On Friday, Saudi security forces killed six suspected al-Qaida members and arrested a seventh following a shootout in the capital, Riyadh. One policeman was killed.
Saudi Arabia, a U.S. ally, launched an aggressive anti-terrorism campaign in May 2003 after suicide bombers linked to al-Qaida attacked three residential compounds in the capital, Riyadh.
Hundreds have been detained in the campaign, which has managed to capture or kill most of those named on the kingdom’s two most-wanted lists.
The 42 suspects are said to belong to a group inspired by “takfiri doctrine,” which maintains that those not adhering to its particular fundamentalist vision of Islam are considered “infidels.”
Saturday’s statement said 27 of the detainees, including an Ethiopian and two Somalis, were rounded up May 9-23 in Riyadh, Mecca, the Eastern Region province and the Hafer al-Baten province that borders Iraq.

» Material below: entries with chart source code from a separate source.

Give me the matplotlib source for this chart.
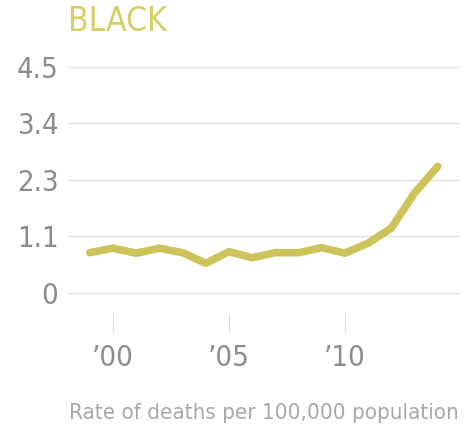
import matplotlib
matplotlib.use('Agg')
import matplotlib.pyplot as plt

# annual rate of deaths per 100,000 population
years = [1999, 2000, 2001, 2002, 2003, 2004, 2005, 2006, 2007,
         2008, 2009, 2010, 2011, 2012, 2013, 2014]
rates = [0.80, 0.89, 0.79, 0.89, 0.80, 0.59, 0.82, 0.70, 0.80,
         0.80, 0.90, 0.79, 0.99, 1.29, 1.99, 2.52]

ytick_vals = [0, 1.125, 2.25, 3.375, 4.5]
ytick_labels = ['0', '1.1', '2.3', '3.4', '4.5']
xtick_vals = [2000, 2005, 2010]
xtick_labels = ["\u201900", "\u201905", "\u201910"]

line_color = '#cdc35a'
text_gray = '#8c8c8c'
narrow = dict(family='DejaVu Sans', fontstretch='condensed')

fig = plt.figure(figsize=(4.66, 4.33), dpi=100)
# axes box in figure pixels: left 68, right 460, top 67, bottom 333
ax = fig.add_axes([68 / 466, 1 - 333 / 433, 392 / 466, 266 / 433])

ax.plot(years, rates, color=line_color, linewidth=5.5, solid_capstyle='round',
        solid_joinstyle='round', zorder=3)

ax.set_xlim(1998.06, 2014.96)
ax.set_ylim(-0.8, 4.5)

ax.set_yticks(ytick_vals)
ax.set_yticklabels(ytick_labels, fontsize=21, color=text_gray, **narrow)
ax.set_xticks(xtick_vals)
ax.set_xticklabels(xtick_labels, fontsize=21, color=text_gray, **narrow)

ax.tick_params(axis='y', length=0, pad=7)
ax.tick_params(axis='x', direction='in', length=14.4, width=0.8,
               color='#dddddd', pad=8)

ax.yaxis.grid(True, color='#e2e2e2', linewidth=1)
ax.set_axisbelow(True)
for side in ax.spines.values():
    side.set_visible(False)

fig.text(68 / 466, 1 - 5 / 433, 'BLACK', fontsize=24, color='#d6cf66',
         va='top', ha='left', **narrow)
fig.text(69 / 466, 1 - 423 / 433, 'Rate of deaths per 100,000 population',
         fontsize=16, color='#a8a8a8', va='bottom', ha='left', **narrow)

plt.savefig('out.png', dpi=100)
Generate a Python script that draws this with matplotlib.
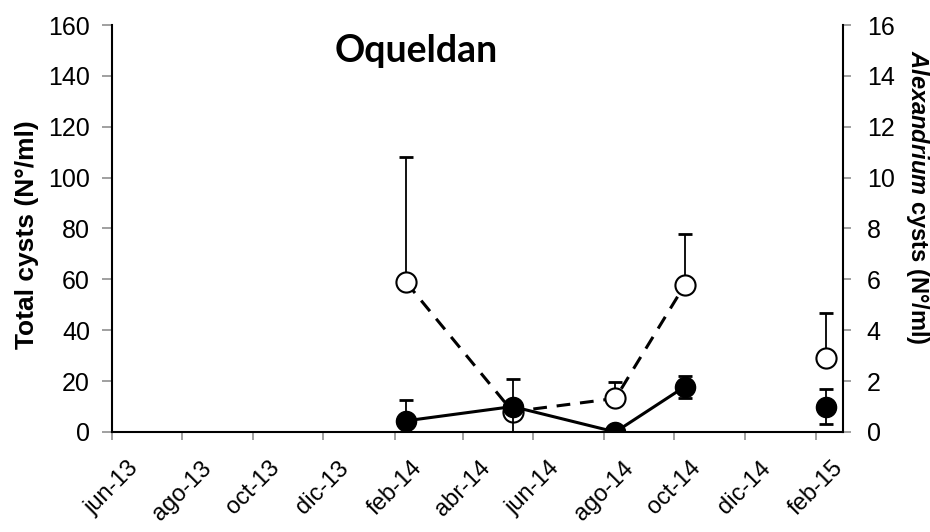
import matplotlib
matplotlib.use("Agg")
import matplotlib.pyplot as plt
import matplotlib.dates as mdates
import matplotlib.transforms as mtransforms
from datetime import date

# ---- data ----
sample_dates = [date(2014, 2, 11), date(2014, 5, 14), date(2014, 8, 11),
                date(2014, 10, 10), date(2015, 2, 9)]
total_cysts = [58.8, 8.0, 13.2, 57.8, 29.0]          # open circles, left axis
total_err_up = [49.5, 3.0, 6.3, 19.9, 17.7]
alex_cysts = [0.44, 1.0, 0.0, 1.78, 1.0]             # filled circles, right axis
alex_err = [0.82, 1.07, 0.0, 0.44, 0.70]

tick_dates = [date(2013, 6, 1), date(2013, 8, 1), date(2013, 10, 1), date(2013, 12, 1),
              date(2014, 2, 1), date(2014, 4, 1), date(2014, 6, 1), date(2014, 8, 1),
              date(2014, 10, 1), date(2014, 12, 1), date(2015, 2, 1)]
tick_labels = ["jun-13", "ago-13", "oct-13", "dic-13", "feb-14", "abr-14",
               "jun-14", "ago-14", "oct-14", "dic-14", "feb-15"]
left_ticks = [0, 20, 40, 60, 80, 100, 120, 140, 160]
right_ticks = [0, 2, 4, 6, 8, 10, 12, 14, 16]

plt.rcParams['font.family'] = ['Liberation Sans', 'DejaVu Sans']
plt.rcParams['mathtext.fontset'] = 'custom'
plt.rcParams['mathtext.it'] = 'Liberation Sans:italic:bold'
plt.rcParams['mathtext.rm'] = 'Liberation Sans:bold'

fig = plt.figure(figsize=(9.3, 5.32), dpi=100)
ax = fig.add_axes([0.12, 0.188, 0.7865, 0.765])
ax2 = ax.twinx()

xd = mdates.date2num(sample_dates)

# open circles (total cysts): dashed line over first four, upper error bars
ax.errorbar(xd, total_cysts, yerr=[[0]*5, total_err_up], fmt='none',
            ecolor='black', elinewidth=1.3, capsize=5, capthick=2, zorder=2)
ax.plot(xd[:4], total_cysts[:4], color='black', lw=2.2, ls=(0, (4.5, 3.2)), zorder=3)
ax.plot(xd, total_cysts, ls='none', marker='o', ms=14.5, mfc='white', mec='black',
        mew=1.5, zorder=4)

# filled circles (Alexandrium cysts): solid line over first four
ax2.errorbar(xd, alex_cysts, yerr=alex_err, fmt='none', ecolor='black',
             elinewidth=1.3, capsize=5, capthick=2, zorder=2)
ax2.plot(xd[:4], alex_cysts[:4], color='black', lw=2.2, zorder=3)
ax2.plot(xd, alex_cysts, ls='none', marker='o', ms=14.5, mfc='black', mec='black',
         zorder=4)

ax.set_xlim(mdates.date2num(date(2013, 6, 1)), mdates.date2num(date(2015, 2, 24)))
ax.set_ylim(0, 160)
ax2.set_ylim(0, 16)
ax.set_xticks(mdates.date2num(tick_dates))
ax.set_xticklabels(tick_labels, rotation=45, fontsize=17)
offset = mtransforms.ScaledTranslation(-6 / 100, 0, fig.dpi_scale_trans)
for lab in ax.get_xticklabels():
    lab.set_transform(lab.get_transform() + offset)
ax.set_yticks(left_ticks)
ax.set_yticklabels([str(v) for v in left_ticks], fontsize=18)
ax2.set_yticks(right_ticks)
ax2.set_yticklabels([str(v) for v in right_ticks], fontsize=18)

for a in (ax, ax2):
    a.spines['top'].set_visible(False)
ax.spines['left'].set_linewidth(1.5)
ax.spines['bottom'].set_linewidth(1.5)
ax.spines['right'].set_visible(False)
ax2.spines['right'].set_linewidth(1.5)
ax2.spines['left'].set_visible(False)
ax2.spines['bottom'].set_visible(False)

ax.tick_params(axis='y', direction='out', length=7, width=1.3, color='#999999', pad=8.5)
ax.tick_params(axis='x', direction='out', length=6, width=1.3, color='#999999', pad=12)
ax2.tick_params(axis='y', direction='out', length=6, width=1.3, color='#999999', pad=11)

fig.text(27 / 930, 1 - 235 / 532, "Total cysts (N°/ml)", rotation=90, fontsize=19,
         fontweight='bold', ha='center', va='center')
fig.text(917 / 930, 1 - 197 / 532, r"$\mathit{Alexandrium}$" + " cysts (N°/ml)",
         rotation=270, fontsize=17, fontweight='bold', ha='center', va='center')

fig.text(416 / 930, 1 - 62 / 532, "Oqueldan", fontsize=27, fontweight='bold',
         family=['Lato', 'DejaVu Sans'], ha='center', va='baseline')

fig.savefig("out.png", dpi=100)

Security detained an Iraqi and three Saudis in a June 17 raid on a desert camp in Hafer al-Baten.
Another nine—all Saudis—also were captured at a desert hideout in Hafer al-Baten, an official told The Associated Press on condition of anonymity, according to government policy. The official did not say when those nine were arrested.
Two more suspected were arrested after Friday’s raid.
Saturday’s statement named those killed in the raid—all suspected members of al-Qaida. None were on the latest most-wanted list issued by the kingdom in June 2005.
Saudi Arabia is the birthplace of Osama bin Laden.